== What the task requires ==
Reproduce nothing but the lines from the start of the material through the line that includes "0.193, 0.195, 0.225, 0.225]", both ends included, and omit every picture.

^^^^^^^^

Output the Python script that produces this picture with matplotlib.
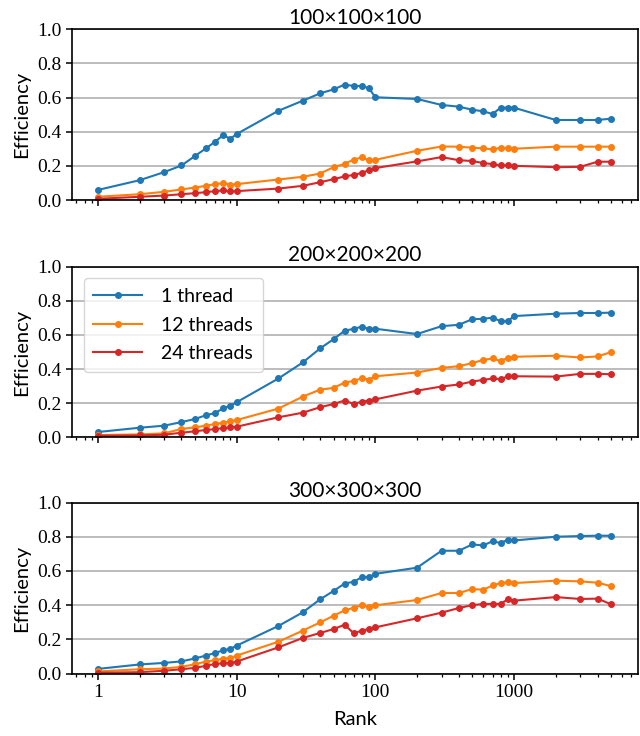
import matplotlib
matplotlib.use("Agg")
import matplotlib.pyplot as plt
from matplotlib.ticker import LogLocator, FixedLocator, FuncFormatter

# ranks (x axis)
ranks = [1, 2, 3, 4, 5, 6, 7, 8, 9, 10,
         20, 30, 40, 50, 60, 70, 80, 90, 100,
         200, 300, 400, 500, 600, 700, 800, 900, 1000,
         2000, 3000, 4000, 5000]

titles = ["100×100×100", "200×200×200", "300×300×300"]
labels = ["1 thread", "12 threads", "24 threads"]

# 100x100x100
eff100_t1 = [0.06, 0.117, 0.164, 0.203, 0.258, 0.303, 0.342, 0.381, 0.359, 0.387,
             0.523, 0.582, 0.625, 0.648, 0.676, 0.668, 0.668, 0.654, 0.602,
             0.592, 0.557, 0.547, 0.529, 0.52, 0.504, 0.541, 0.541, 0.541,
             0.469, 0.469, 0.469, 0.477]
eff100_t12 = [0.02, 0.035, 0.049, 0.063, 0.074, 0.084, 0.094, 0.1, 0.09, 0.094,
              0.121, 0.137, 0.156, 0.193, 0.212, 0.238, 0.25, 0.234, 0.236,
              0.289, 0.314, 0.313, 0.307, 0.303, 0.297, 0.307, 0.303, 0.301,
              0.313, 0.313, 0.313, 0.313]
eff100_t24 = [0.008, 0.02, 0.027, 0.035, 0.041, 0.047, 0.053, 0.057, 0.051, 0.053,
              0.068, 0.084, 0.105, 0.123, 0.139, 0.148, 0.16, 0.176, 0.188,
              0.227, 0.252, 0.234, 0.229, 0.217, 0.211, 0.203, 0.203, 0.201,
              0.193, 0.195, 0.225, 0.225]

# 200x200x200
eff200_t1 = [0.032, 0.057, 0.069, 0.09, 0.108, 0.13, 0.143, 0.171, 0.186, 0.206,
             0.345, 0.439, 0.521, 0.575, 0.624, 0.636, 0.648, 0.634, 0.636,
             0.605, 0.651, 0.659, 0.692, 0.694, 0.701, 0.68, 0.68, 0.71,
             0.724, 0.728, 0.728, 0.73]
eff200_t12 = [0.014, 0.018, 0.024, 0.05, 0.059, 0.069, 0.079, 0.087, 0.094, 0.102,
              0.169, 0.239, 0.28, 0.29, 0.321, 0.331, 0.347, 0.339, 0.358,
              0.38, 0.407, 0.417, 0.435, 0.454, 0.462, 0.447, 0.466, 0.472,
              0.478, 0.468, 0.474, 0.499]
eff200_t24 = [0.01, 0.012, 0.016, 0.028, 0.036, 0.044, 0.049, 0.055, 0.059, 0.063,
              0.118, 0.145, 0.177, 0.196, 0.216, 0.196, 0.21, 0.216, 0.223,
              0.274, 0.298, 0.31, 0.327, 0.337, 0.345, 0.341, 0.357, 0.358,
              0.356, 0.372, 0.372, 0.37]

# 300x300x300
eff300_t1 = [0.027, 0.053, 0.062, 0.071, 0.088, 0.105, 0.12, 0.136, 0.144, 0.163,
             0.278, 0.358, 0.434, 0.483, 0.526, 0.537, 0.564, 0.564, 0.583,
             0.619, 0.718, 0.718, 0.755, 0.749, 0.774, 0.763, 0.782, 0.778,
             0.8, 0.804, 0.806, 0.806]
eff300_t12 = [0.012, 0.025, 0.029, 0.039, 0.054, 0.07, 0.078, 0.087, 0.091, 0.105,
              0.186, 0.251, 0.299, 0.338, 0.369, 0.385, 0.4, 0.389, 0.399,
              0.43, 0.471, 0.471, 0.494, 0.49, 0.515, 0.529, 0.533, 0.529,
              0.543, 0.539, 0.531, 0.511]
eff300_t24 = [0.004, 0.008, 0.016, 0.025, 0.033, 0.045, 0.056, 0.06, 0.062, 0.07,
              0.153, 0.208, 0.237, 0.26, 0.285, 0.235, 0.251, 0.26, 0.27,
              0.323, 0.356, 0.383, 0.4, 0.407, 0.407, 0.407, 0.434, 0.426,
              0.447, 0.436, 0.438, 0.405]

panels = [
    [eff100_t1, eff100_t12, eff100_t24],
    [eff200_t1, eff200_t12, eff200_t24],
    [eff300_t1, eff300_t12, eff300_t24],
]
colors = ["tab:blue", "tab:orange", "tab:red"]

# tick numbers are serif, everything else sans
plt.rcParams['font.family'] = ['Liberation Serif', 'DejaVu Serif']
SANS = ["Lato", "DejaVu Sans"]

fig = plt.figure(figsize=(6.4, 7.36), dpi=100)
# axes rectangles (left, bottom, width, height) in figure fraction
rects = [
    [0.1125, 0.728, 0.884, 0.2323],
    [0.1125, 0.4056, 0.884, 0.2323],
    [0.1125, 0.0849, 0.884, 0.2323],
]

for k in range(3):
    ax = fig.add_axes(rects[k])
    for series, c, lab in zip(panels[k], colors, labels):
        ax.plot(ranks, series, color=c, marker="o", markersize=4,
                linewidth=1.5, label=lab)
    ax.set_xscale("log")
    ax.set_xlim(0.65, 7800)
    ax.set_ylim(0, 1.0)
    ax.yaxis.set_major_locator(FixedLocator([0.0, 0.2, 0.4, 0.6, 0.8, 1.0]))
    ax.yaxis.set_major_formatter(FuncFormatter(lambda v, p: "%.1f" % v))
    ax.xaxis.set_major_locator(LogLocator(base=10, numticks=10))
    ax.xaxis.set_minor_locator(LogLocator(base=10, subs=range(2, 10), numticks=20))
    ax.grid(axis="y", color="#b0b0b0", linewidth=1.2)
    ax.set_axisbelow(True)
    for s in ax.spines.values():
        s.set_linewidth(1.2)
    ax.tick_params(axis="both", which="major", width=1.1, length=4,
                   labelsize=14)
    ax.tick_params(axis="x", which="minor", width=0.9, length=2.5)
    if k < 2:
        ax.set_xticklabels([])
    else:
        ax.xaxis.set_major_formatter(
            FuncFormatter(lambda v, p: "%d" % round(v)))
        ax.set_xlabel("Rank", family=SANS, fontsize=14.5, labelpad=7)
    ax.set_ylabel("Efficiency", family=SANS, fontsize=14.5, labelpad=5)
    ax.set_title(titles[k], family=SANS, fontsize=15, pad=4)
    if k == 1:
        ax.legend(loc="upper left", prop={"family": SANS, "size": 14},
                  handlelength=2.5, handletextpad=1.0, borderaxespad=0.6,
                  labelspacing=0.6, borderpad=0.5)

fig.savefig("out.png", dpi=100)
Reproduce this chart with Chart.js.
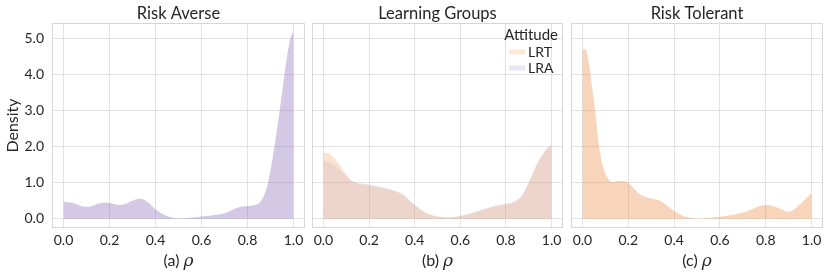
<!DOCTYPE html>
<html><head><meta charset="utf-8">
<script src="https://cdn.jsdelivr.net/npm/chart.js@4"></script>
<style>
body{margin:0;background:#fff;width:830px;height:277px;position:relative;overflow:hidden}
canvas{position:absolute;top:0}
</style></head><body>
<canvas id="p1" width="308" height="277" style="left:0"></canvas>
<canvas id="p2" width="258" height="277" style="left:308px"></canvas>
<canvas id="p3" width="264" height="277" style="left:566px"></canvas>
<script>
// ---- data ----
const xTicks = [0, 0.2, 0.4, 0.6, 0.8, 1.0];
const yTicks = [0, 1, 2, 3, 4, 5];
const titles = ["Risk Averse", "Learning Groups", "Risk Tolerant"];
const xLabels = ["(a) ", "(b) ", "(c) "];
const legendTitle = "Attitude";

const raX = [0,0.03,0.1,0.18,0.25,0.33,0.36,0.4,0.45,0.5,0.6,0.7,0.77,0.84,0.865,0.887,0.909,0.931,0.953,0.975,0.989,1.0];
const raY = [0.46,0.45,0.33,0.45,0.38,0.55,0.49,0.26,0.07,0.01,0.06,0.15,0.33,0.39,0.56,0.93,1.67,2.6,3.62,4.63,5.05,5.19];

const lgX  = [0,0.015,0.038,0.067,0.096,0.125,0.2,0.31,0.35,0.4,0.45,0.5,0.55,0.6,0.686,0.744,0.802,0.846,0.875,0.904,0.933,0.962,0.991,1.0];
const lrtY = [1.83,1.83,1.74,1.53,1.26,1.05,0.93,0.77,0.65,0.37,0.15,0.06,0.03,0.07,0.22,0.33,0.40,0.49,0.68,1.05,1.47,1.79,2.0,2.01];
const lraY = [1.61,1.60,1.53,1.39,1.21,1.05,0.95,0.79,0.68,0.39,0.16,0.06,0.03,0.07,0.23,0.35,0.42,0.51,0.70,1.07,1.49,1.81,2.01,2.02];

const rtX = [0,0.013,0.028,0.042,0.057,0.071,0.086,0.107,0.129,0.173,0.202,0.25,0.3,0.34,0.4,0.45,0.5,0.6,0.7,0.8,0.85,0.9,0.95,1.0];
const rtY = [4.70,4.70,4.31,3.66,2.92,2.09,1.53,1.16,1.02,1.05,0.98,0.68,0.56,0.49,0.21,0.05,0.0,0.05,0.16,0.38,0.31,0.19,0.4,0.71];

// ---- styling ----
const FONT = "Lato, 'Noto Sans', sans-serif";
const TXT = "#262626";
const GRID = "#e2e2e2";
const SPINE = "#d6d6d6";

function pts(xs, ys){ return xs.map((x,i)=>({x:x, y:ys[i]})); }
function ds(label, data, fill, zOrder){
  return {label, data, fill:'origin', backgroundColor:fill, borderColor:'rgba(0,0,0,0)',
    borderWidth:0, pointRadius:0, cubicInterpolationMode:'monotone', order:zOrder};
}

const textPlugin = (idx, withY, withLegend) => ({
  id:'texts'+idx,
  afterDatasetsDraw(chart){
    const ctx = chart.ctx, a = chart.chartArea;
    ctx.save();
    ctx.strokeStyle = SPINE; ctx.lineWidth = 1;
    ctx.strokeRect(Math.round(a.left)+0.5, Math.round(a.top)+0.5, Math.round(a.right-a.left)-1, Math.round(a.bottom-a.top)-1);
    const cx = (a.left+a.right)/2;
    ctx.fillStyle = TXT;
    ctx.textBaseline = 'middle';
    ctx.font = "16.5px " + FONT; ctx.textAlign = 'center';
    ctx.fillText(titles[idx], cx, 14);
    const f1 = "16px " + FONT, f2 = "italic 17px 'DejaVu Serif', serif";
    ctx.font = f1; const w1 = ctx.measureText(xLabels[idx]).width;
    ctx.font = f2; const w2 = ctx.measureText("ρ").width;
    let sx = cx - (w1+w2)/2;
    ctx.textAlign = 'left';
    ctx.font = f1; ctx.fillText(xLabels[idx], sx, 261);
    ctx.font = f2; ctx.fillText("ρ", sx+w1, 262);
    if (withY){
      ctx.save(); ctx.translate(13, (a.top+a.bottom)/2); ctx.rotate(-Math.PI/2);
      ctx.font = "16px " + FONT; ctx.textAlign = 'center';
      ctx.fillText("Density", 0, 0); ctx.restore();
    }
    if (withLegend){
      const right = a.right - 5;
      ctx.font = "15px " + FONT; ctx.textAlign = 'right';
      ctx.fillText(legendTitle, right, 35);
      const items = [["LRT", "rgb(253,233,211)", 52], ["LRA", "rgb(232,230,245)", 68]];
      ctx.font = "14px " + FONT; ctx.textAlign = 'left';
      items.forEach(([t,c,y])=>{
        ctx.fillStyle = c; ctx.fillRect(a.left+197, y-2.5, 16, 5);
        ctx.fillStyle = TXT; ctx.fillText(t, a.left+216, y);
      });
    }
    ctx.restore();
  }
});

function make(id, idx, datasets, pad, withY, withLegend){
  new Chart(document.getElementById(id), {
    type:'line',
    data:{datasets},
    options:{
      responsive:false, animation:false, devicePixelRatio:1,
      layout:{padding:{left:pad[0], right:pad[1], top:23, bottom:0}},
      plugins:{legend:{display:false}, title:{display:false}, tooltip:{enabled:false}},
      scales:{
        x:{type:'linear', min:-0.05, max:1.05,
          afterBuildTicks:s=>{ s.ticks = xTicks.map(v=>({value:v})); },
          afterFit:s=>{ s.height = 49; },
          ticks:{callback:v=>Number(v).toFixed(1), font:{family:FONT, size:14}, color:TXT, padding:4, maxRotation:0, autoSkip:false},
          grid:{color:GRID, drawTicks:false, lineWidth:1}, border:{display:false}},
        y:{type:'linear', min:-0.26, max:5.43,
          afterBuildTicks:s=>{ s.ticks = yTicks.map(v=>({value:v})); },
          afterFit:s=>{ s.width = withY ? 52 : 0; },
          ticks:{display:withY, callback:v=>Number(v).toFixed(1), font:{family:FONT, size:14}, color:TXT, padding:8},
          grid:{color:GRID, drawTicks:false, lineWidth:1}, border:{display:false}}
      }
    },
    plugins:[textPlugin(idx, withY, withLegend)]
  });
}

make('p1', 0, [ds('Risk Averse', pts(raX, raY), 'rgba(130,100,180,0.35)', 1)], [0,3], true, false);
make('p2', 1, [
  ds('LRA', pts(lgX, lraY), 'rgba(140,130,200,0.15)', 2),
  ds('LRT', pts(lgX, lrtY), 'rgba(235,150,85,0.27)', 1)
], [4,3], false, true);
make('p3', 2, [ds('Risk Tolerant', pts(rtX, rtY), 'rgba(238,148,82,0.4)', 1)], [5,7], false, false);
</script>
</body></html>
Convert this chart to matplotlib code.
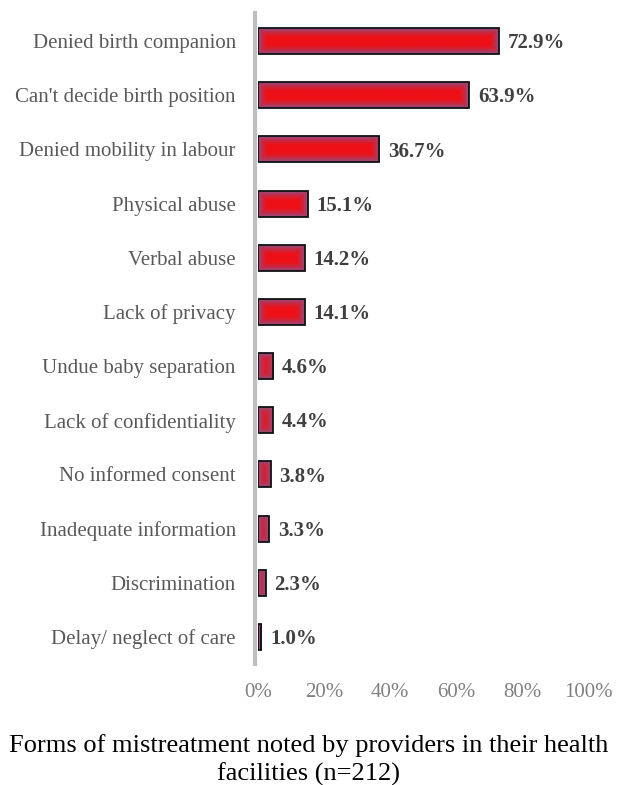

^^^^^^^^

== Worked answer ==
Output the Python script that produces this picture with matplotlib.
import matplotlib
matplotlib.use("Agg")
import matplotlib.pyplot as plt
from matplotlib.ticker import LogLocator, FixedLocator, FuncFormatter

# ranks (x axis)
ranks = [1, 2, 3, 4, 5, 6, 7, 8, 9, 10,
         20, 30, 40, 50, 60, 70, 80, 90, 100,
         200, 300, 400, 500, 600, 700, 800, 900, 1000,
         2000, 3000, 4000, 5000]

titles = ["100×100×100", "200×200×200", "300×300×300"]
labels = ["1 thread", "12 threads", "24 threads"]

# 100x100x100
eff100_t1 = [0.06, 0.117, 0.164, 0.203, 0.258, 0.303, 0.342, 0.381, 0.359, 0.387,
             0.523, 0.582, 0.625, 0.648, 0.676, 0.668, 0.668, 0.654, 0.602,
             0.592, 0.557, 0.547, 0.529, 0.52, 0.504, 0.541, 0.541, 0.541,
             0.469, 0.469, 0.469, 0.477]
eff100_t12 = [0.02, 0.035, 0.049, 0.063, 0.074, 0.084, 0.094, 0.1, 0.09, 0.094,
              0.121, 0.137, 0.156, 0.193, 0.212, 0.238, 0.25, 0.234, 0.236,
              0.289, 0.314, 0.313, 0.307, 0.303, 0.297, 0.307, 0.303, 0.301,
              0.313, 0.313, 0.313, 0.313]
eff100_t24 = [0.008, 0.02, 0.027, 0.035, 0.041, 0.047, 0.053, 0.057, 0.051, 0.053,
              0.068, 0.084, 0.105, 0.123, 0.139, 0.148, 0.16, 0.176, 0.188,
              0.227, 0.252, 0.234, 0.229, 0.217, 0.211, 0.203, 0.203, 0.201,
              0.193, 0.195, 0.225, 0.225]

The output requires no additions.